Data segment ->
• • • • •

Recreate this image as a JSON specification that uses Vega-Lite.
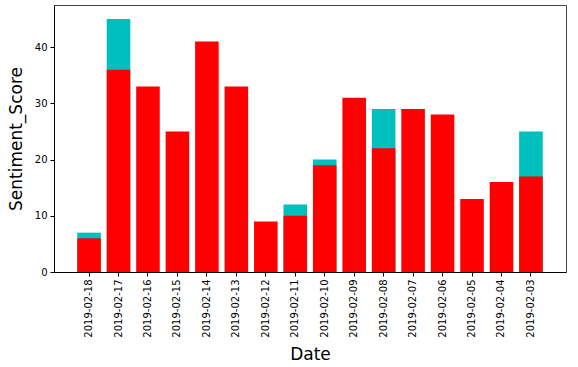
{
  "$schema": "https://vega.github.io/schema/vega-lite/v6.json",
  "autosize": "none",
  "width": 512,
  "height": 267,
  "padding": {"left": 54, "top": 5, "right": 12, "bottom": 95},
  "background": "white",
  "config": {
    "font": "DejaVu Sans",
    "view": {"stroke": "#444", "strokeWidth": 1},
    "axis": {"grid": false, "domainColor": "#000", "tickColor": "#000", "labelColor": "#000", "titleColor": "#000", "labelFontSize": 10, "titleFontSize": 17, "titleFontWeight": "normal", "tickSize": 4, "labelPadding": 3}
  },
  "data": {
    "values": [
      {"Date": "2019-02-18", "red": 6, "cyan": 7},
      {"Date": "2019-02-17", "red": 36, "cyan": 45},
      {"Date": "2019-02-16", "red": 33},
      {"Date": "2019-02-15", "red": 25},
      {"Date": "2019-02-14", "red": 41},
      {"Date": "2019-02-13", "red": 33},
      {"Date": "2019-02-12", "red": 9},
      {"Date": "2019-02-11", "red": 10, "cyan": 12},
      {"Date": "2019-02-10", "red": 19, "cyan": 20},
      {"Date": "2019-02-09", "red": 31},
      {"Date": "2019-02-08", "red": 22, "cyan": 29},
      {"Date": "2019-02-07", "red": 29},
      {"Date": "2019-02-06", "red": 28},
      {"Date": "2019-02-05", "red": 13},
      {"Date": "2019-02-04", "red": 16},
      {"Date": "2019-02-03", "red": 17, "cyan": 25}
    ]
  },
  "encoding": {
    "x": {
      "field": "Date", "type": "nominal", "sort": null,
      "scale": {"paddingInner": 0.2, "paddingOuter": 0.79,
        "domain": ["2019-02-18", "2019-02-17", "2019-02-16", "2019-02-15", "2019-02-14", "2019-02-13", "2019-02-12", "2019-02-11", "2019-02-10", "2019-02-09", "2019-02-08", "2019-02-07", "2019-02-06", "2019-02-05", "2019-02-04", "2019-02-03"]},
      "axis": {"title": "Date", "labelAngle": -90, "titlePadding": 9}
    }
  },
  "layer": [
    {
      "mark": {"type": "bar", "color": "#00bfbf"},
      "encoding": {
        "y": {"field": "cyan", "type": "quantitative", "scale": {"domain": [0, 47.5], "nice": false},
          "axis": {"title": "Sentiment_Score", "values": [0, 10, 20, 30, 40], "titlePadding": 9}}
      }
    },
    {
      "mark": {"type": "bar", "color": "#ff0000"},
      "encoding": {
        "y": {"field": "red", "type": "quantitative"}
      }
    }
  ]
}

• • • • •

What you are asked to do ->
Exactly as written, return every line of the listing, but not the pictures.

Exercise answer ->
Recreate this image as a JSON specification that uses Vega-Lite.
{
  "$schema": "https://vega.github.io/schema/vega-lite/v6.json",
  "autosize": "none",
  "width": 512,
  "height": 267,
  "padding": {"left": 54, "top": 5, "right": 12, "bottom": 95},
  "background": "white",
  "config": {
    "font": "DejaVu Sans",
    "view": {"stroke": "#444", "strokeWidth": 1},
    "axis": {"grid": false, "domainColor": "#000", "tickColor": "#000", "labelColor": "#000", "titleColor": "#000", "labelFontSize": 10, "titleFontSize": 17, "titleFontWeight": "normal", "tickSize": 4, "labelPadding": 3}
  },
  "data": {
    "values": [
      {"Date": "2019-02-18", "red": 6, "cyan": 7},
      {"Date": "2019-02-17", "red": 36, "cyan": 45},
      {"Date": "2019-02-16", "red": 33},
      {"Date": "2019-02-15", "red": 25},
      {"Date": "2019-02-14", "red": 41},
      {"Date": "2019-02-13", "red": 33},
      {"Date": "2019-02-12", "red": 9},
      {"Date": "2019-02-11", "red": 10, "cyan": 12},
      {"Date": "2019-02-10", "red": 19, "cyan": 20},
      {"Date": "2019-02-09", "red": 31},
      {"Date": "2019-02-08", "red": 22, "cyan": 29},
      {"Date": "2019-02-07", "red": 29},
      {"Date": "2019-02-06", "red": 28},
      {"Date": "2019-02-05", "red": 13},
      {"Date": "2019-02-04", "red": 16},
      {"Date": "2019-02-03", "red": 17, "cyan": 25}
    ]
  },
  "encoding": {
    "x": {
      "field": "Date", "type": "nominal", "sort": null,
      "scale": {"paddingInner": 0.2, "paddingOuter": 0.79,
        "domain": ["2019-02-18", "2019-02-17", "2019-02-16", "2019-02-15", "2019-02-14", "2019-02-13", "2019-02-12", "2019-02-11", "2019-02-10", "2019-02-09", "2019-02-08", "2019-02-07", "2019-02-06", "2019-02-05", "2019-02-04", "2019-02-03"]},
      "axis": {"title": "Date", "labelAngle": -90, "titlePadding": 9}
    }
  },
  "layer": [
    {
      "mark": {"type": "bar", "color": "#00bfbf"},
      "encoding": {
        "y": {"field": "cyan", "type": "quantitative", "scale": {"domain": [0, 47.5], "nice": false},
          "axis": {"title": "Sentiment_Score", "values": [0, 10, 20, 30, 40], "titlePadding": 9}}
      }
    },
    {
      "mark": {"type": "bar", "color": "#ff0000"},
      "encoding": {
        "y": {"field": "red", "type": "quantitative"}
      }
    }
  ]
}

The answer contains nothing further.